JOB:
Copy from the first line below down to and including the line with "Chart.register(...registerables);". Skip the pictures.

INFORMATION SHOWN:
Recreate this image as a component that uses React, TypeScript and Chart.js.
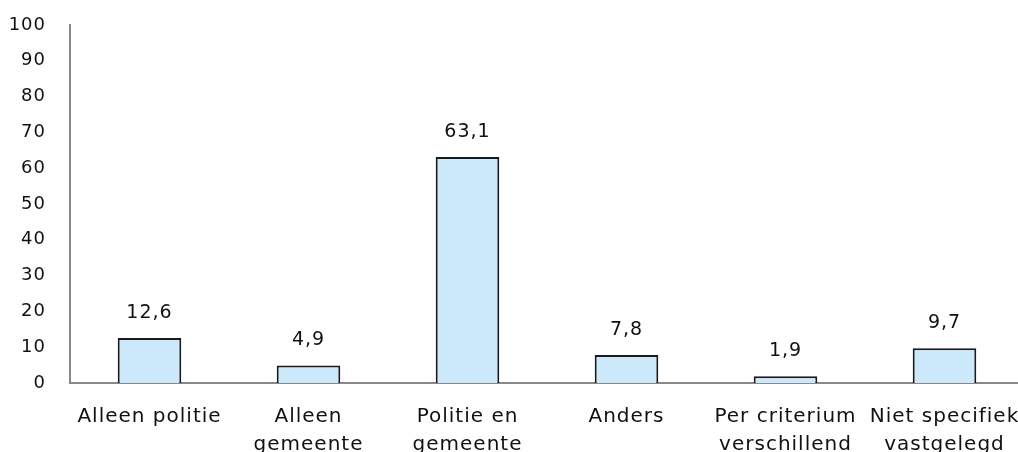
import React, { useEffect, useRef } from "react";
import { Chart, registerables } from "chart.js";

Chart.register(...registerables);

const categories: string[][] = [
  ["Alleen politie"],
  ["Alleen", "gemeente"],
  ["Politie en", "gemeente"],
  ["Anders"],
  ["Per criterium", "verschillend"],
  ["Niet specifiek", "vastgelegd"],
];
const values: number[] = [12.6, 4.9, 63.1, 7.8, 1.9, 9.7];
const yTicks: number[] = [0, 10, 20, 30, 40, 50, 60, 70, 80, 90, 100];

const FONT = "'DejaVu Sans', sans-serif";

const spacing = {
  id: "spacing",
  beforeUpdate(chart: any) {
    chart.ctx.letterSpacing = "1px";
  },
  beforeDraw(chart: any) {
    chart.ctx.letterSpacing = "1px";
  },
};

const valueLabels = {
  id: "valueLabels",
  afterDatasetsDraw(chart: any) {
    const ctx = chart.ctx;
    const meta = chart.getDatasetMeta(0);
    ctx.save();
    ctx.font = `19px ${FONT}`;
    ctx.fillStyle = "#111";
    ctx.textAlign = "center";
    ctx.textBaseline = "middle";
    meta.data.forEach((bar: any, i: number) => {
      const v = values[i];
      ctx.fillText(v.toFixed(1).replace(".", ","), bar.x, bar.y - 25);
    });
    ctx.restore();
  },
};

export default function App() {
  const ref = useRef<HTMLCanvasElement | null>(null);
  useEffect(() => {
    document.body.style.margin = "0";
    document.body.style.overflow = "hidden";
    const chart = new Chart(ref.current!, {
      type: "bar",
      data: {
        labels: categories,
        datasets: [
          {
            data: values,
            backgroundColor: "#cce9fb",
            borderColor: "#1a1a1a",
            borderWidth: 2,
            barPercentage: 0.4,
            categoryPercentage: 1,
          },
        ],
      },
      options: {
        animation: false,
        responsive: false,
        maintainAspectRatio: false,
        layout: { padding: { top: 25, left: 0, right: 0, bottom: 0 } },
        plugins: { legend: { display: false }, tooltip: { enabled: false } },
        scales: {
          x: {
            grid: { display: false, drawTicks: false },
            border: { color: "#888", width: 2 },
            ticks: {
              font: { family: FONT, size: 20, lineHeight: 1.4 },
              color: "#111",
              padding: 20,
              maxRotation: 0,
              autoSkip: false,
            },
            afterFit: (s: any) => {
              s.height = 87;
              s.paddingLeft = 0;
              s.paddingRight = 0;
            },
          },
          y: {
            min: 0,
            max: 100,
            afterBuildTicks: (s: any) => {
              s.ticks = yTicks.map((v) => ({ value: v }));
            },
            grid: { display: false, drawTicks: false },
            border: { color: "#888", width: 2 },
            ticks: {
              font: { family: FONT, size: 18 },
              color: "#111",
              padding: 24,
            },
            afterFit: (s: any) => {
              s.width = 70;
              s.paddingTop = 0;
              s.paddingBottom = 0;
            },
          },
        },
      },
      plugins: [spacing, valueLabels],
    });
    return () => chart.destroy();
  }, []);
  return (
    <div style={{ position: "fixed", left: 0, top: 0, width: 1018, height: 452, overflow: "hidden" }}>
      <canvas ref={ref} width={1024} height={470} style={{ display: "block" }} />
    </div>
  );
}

THE COMPLETED TASK:
Recreate this image as a component that uses React, TypeScript and Chart.js.
import React, { useEffect, useRef } from "react";
import { Chart, registerables } from "chart.js";

Chart.register(...registerables);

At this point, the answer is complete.